What to expect from new private Special Economic Zones in Peru

New SEZs with private participation were approved by law last year. Recently approved Law 32449 allows for the creation of Private Special Economic Zones, introducing changes to the previous model, such as a private management scheme and graduated tax system for up to 25 years.

Model improvements, but with risks. While changes introduce improvements in terms of zone governance, their success will depend on other underlying conditions that go beyond legal frameworks. Considerations should include whether there is sufficient infrastructure, good logistical connectivity, efficient basic services, and an environment of legal certainty that generates predictability.

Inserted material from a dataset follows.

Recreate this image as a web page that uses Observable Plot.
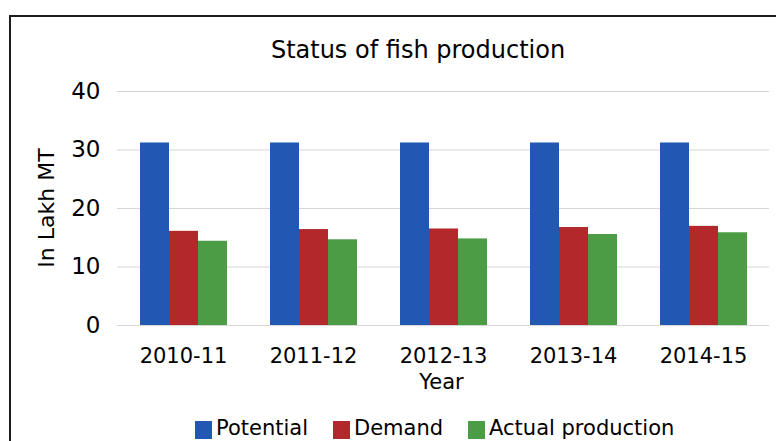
<!DOCTYPE html>
<html>
<head>
<meta charset="utf-8">
<script src="https://cdn.jsdelivr.net/npm/d3@7"></script>
<script src="https://cdn.jsdelivr.net/npm/@observablehq/plot@0.6"></script>
<style>
  html, body { margin: 0; padding: 0; background: #fff; }
  #wrap { position: relative; width: 776px; height: 441px; overflow: hidden; font-family: "DejaVu Sans", Verdana, sans-serif; color: #000; }
  #frame { position: absolute; left: 9px; top: 15px; width: 900px; height: 600px; border-left: 2px solid #1c1c1c; border-top: 2px solid #1c1c1c; }
  .layer { position: absolute; left: 0; top: 0; }
  .txt { position: absolute; white-space: nowrap; line-height: 1; }
  #title { font-size: 24px; left: 418px; top: 37.7px; transform: translateX(-50%); }
  #xlabel { font-size: 21px; left: 441.5px; top: 372.2px; transform: translateX(-50%); }
  #ylabel { font-size: 22px; left: 46.5px; top: 208px; transform: translate(-50%, -50%) rotate(-90deg); }
  #legend { position: absolute; left: 195px; top: 418.2px; font-size: 21px; line-height: 1; white-space: nowrap; }
  #legend .item { display: inline-block; margin-right: 25px; }
  #legend .sw { display: inline-block; width: 17px; height: 18px; margin-right: 4px; vertical-align: -4px; }
</style>
</head>
<body>
<div id="wrap">
  <div id="frame"></div>
  <div id="grid" class="layer"></div>
  <div id="bars" class="layer"></div>
  <div id="title" class="txt">Status of fish production</div>
  <div id="ylabel" class="txt">In Lakh MT</div>
  <div id="xlabel" class="txt">Year</div>
  <div id="legend"></div>
</div>
<script>
const years = ["2010-11", "2011-12", "2012-13", "2013-14", "2014-15"];
const seriesNames = ["Potential", "Demand", "Actual production"];
const potential = [31.2, 31.2, 31.2, 31.2, 31.2];
const demand = [16.1, 16.4, 16.5, 16.75, 16.95];
const actual = [14.4, 14.65, 14.8, 15.55, 15.85];
const yTicks = [0, 10, 20, 30, 40];
const colors = ["#2258b3", "#b3282b", "#4b9c45"];

const seriesValues = [potential, demand, actual];
const data = [];
years.forEach((year, i) => {
  seriesNames.forEach((s, j) => data.push({year, series: s, value: seriesValues[j][i]}));
});

const W = 776, H = 370;
const common = {
  width: W, height: H,
  marginTop: 91, marginBottom: 45, marginLeft: 117, marginRight: 7
};

const gridPlot = Plot.plot({
  ...common,
  style: {fontFamily: "DejaVu Sans, Verdana, sans-serif", fontSize: "23px", color: "#000", background: "transparent"},
  y: {domain: [0, 40], ticks: yTicks, tickSize: 0, tickPadding: 17, label: null},
  marks: [
    Plot.ruleY(yTicks, {stroke: "#d6d6d6", strokeWidth: 1})
  ]
});
document.getElementById("grid").appendChild(gridPlot);

const barPlot = Plot.plot({
  ...common,
  style: {fontFamily: "DejaVu Sans, Verdana, sans-serif", fontSize: "21px", color: "#000", background: "transparent"},
  fx: {domain: years, paddingInner: 0.32, paddingOuter: 0.15, tickSize: 0, tickPadding: 23, label: null},
  x: {domain: seriesNames, padding: 0, axis: null},
  y: {domain: [0, 40], axis: null},
  color: {domain: seriesNames, range: colors},
  marks: [
    Plot.barY(data, {fx: "year", x: "series", y: "value", fill: "series"})
  ]
});
document.getElementById("bars").appendChild(barPlot);

const legend = document.getElementById("legend");
seriesNames.forEach((s, j) => {
  const item = document.createElement("span");
  item.className = "item";
  const sw = document.createElement("span");
  sw.className = "sw";
  sw.style.background = colors[j];
  item.appendChild(sw);
  item.appendChild(document.createTextNode(s));
  legend.appendChild(item);
});
</script>
</body>
</html>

Private SEZs should consider productive and logistics realities

Otherwise, they will replicate problems seen with current SEZs. If these factors are not considered, there is a risk that private SEZs become, like those already operating in Peru, tax shelters used to relocate activities rather than true centers of production that contribute to exports and employment.

A good tool if used correctly

Economic zones can be effective if complemented with other policies. Special economic zones can contribute to the country’s productive development as long as they are used as one of several tools aligned with a long-term strategy. However, if they are not accompanied by other improvements in infrastructure, human capital, or competitiveness, their impact will be limited.

There is a risk of competing against local companies. Establishing special economic zones with substantial benefits but without significantly improving the country’s structural characteristics can end up generating competition (including fiscal competition) with companies operating outside these zones.

Results in countries like Chile and Uruguay show that territorial economies of scale, service corridors, and other forms of productive integration can be more effective solutions than special economic zones to stimulate productive investment and drive regional development.